Prior to 2016 and the fracking boom, the U.S. was not a major exporter of gas. Since then, however, the industry has targeted Louisiana and, to a lesser extent, other Gulf Coast states to site their export terminals. Each of these terminals can consume hundreds of acres of fragile coastal wetlands. All of them pull billions of cubic feet of methane and other fossil gasses from pipelines, leaking and flaring methane into the atmosphere as they chill and compress the gas for export.  

And that is all they do: take the fuel out of America to sell it to the highest bidder overseas. 

In applying for permits to build even more of these terminals, the industry makes the same predictable claims. They say they are “investing” in Louisiana and “bringing jobs.” How has that worked out with the facilities they’ve already built?  

A 2018 report, titled “Louisiana Offers Fossil Fuel Exporter ‘Single Largest’ Local Tax Giveaway in American History,” found that the state of Louisiana had given a tax break for a single terminal that amounted to between $1.4 billion and $2.4 billion in lost revenues. Since then, the industry has continued to take state and local tax breaks. Less than six months ago, the Louisiana Board of Commerce and industry greenlighted more than $187 million in tax exemptions for gas export terminals. Again, almost all went to one facility.  

These breaks come from the lucrative ITEP, or Industrial Tax Exemption Program. According to the Louisiana Illuminator, the ITEP “gives large manufacturers exemptions on their property taxes, a primary source of revenue for local governments to pay for public schools, law enforcement, roads and other community services.” 

If fossil fuel companies like gas exporters are reaping the benefits of tax breaks at such a substantial cost to local government coffers, they must be giving other benefits to the broader community, right?  

Not according to the record.  

Just several weeks ago, The Lens NOLA reported that some terminals will employ only a few hundred people while in operation. In the same report, it was also revealed that companies are using prefabricated components to build new terminals, avoiding hiring local contractors for construction. Why are state and parish governments exempting from tax an industry that’s not trying to create more jobs? 

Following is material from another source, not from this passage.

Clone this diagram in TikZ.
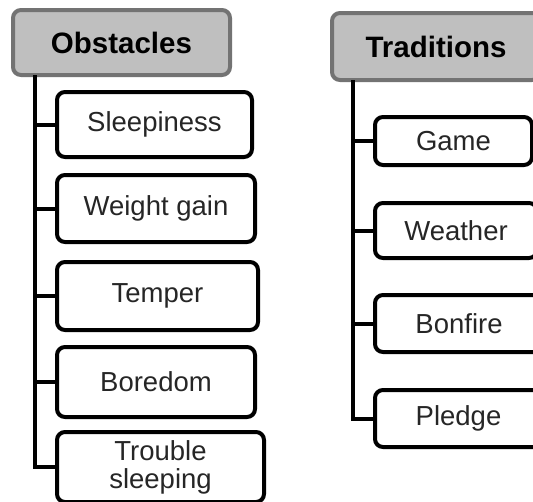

Now let’s consider the national and global benefits the industry claims it provides by exporting gas from Louisiana. The most famous example is that American gas can save Europe from its dependence on Russian imports. But a recent report by Symons Public Affairs found that U.S. exporters are already meeting European energy demands without building additional facilities. That same report showed that if the industry were to have all of its proposed projects approved by federal regulators, the resulting greenhouse gas emissions would be greater than those of the entire European Union.  

That the industry doesn’t have the best interests of our climate or our finances at heart is no surprise to the people who live near its facilities. Pollution, flaring, wetland erosion and the destruction of fisheries near gas export terminals have not only caused widely reported health problems among local residents, they have caused area fishers and shrimpers to close up shop or flee their homes. Cameron Parish alone, once the epicenter of America’s seafood industry, now resembles a ghost town rather than a hub for local jobs. 

All of us — citizens and policymakers alike — need to be honest with ourselves about gas exporters and the broader fossil fuel industry. They are not here to invest in America. They are here to extract natural resources, turn a profit, and leave taxpayers to pay the price. As one of the poorest states in the country and one of the most vulnerable to climate change, it’s a bill we just can’t afford. 

Lt. Gen. Russel Honoré (Ret.) led Joint Task Force Katrina in New Orleans following the devastating Category 5 hurricane. He is head of The Green Army, an organization dedicated to finding solutions to pollution.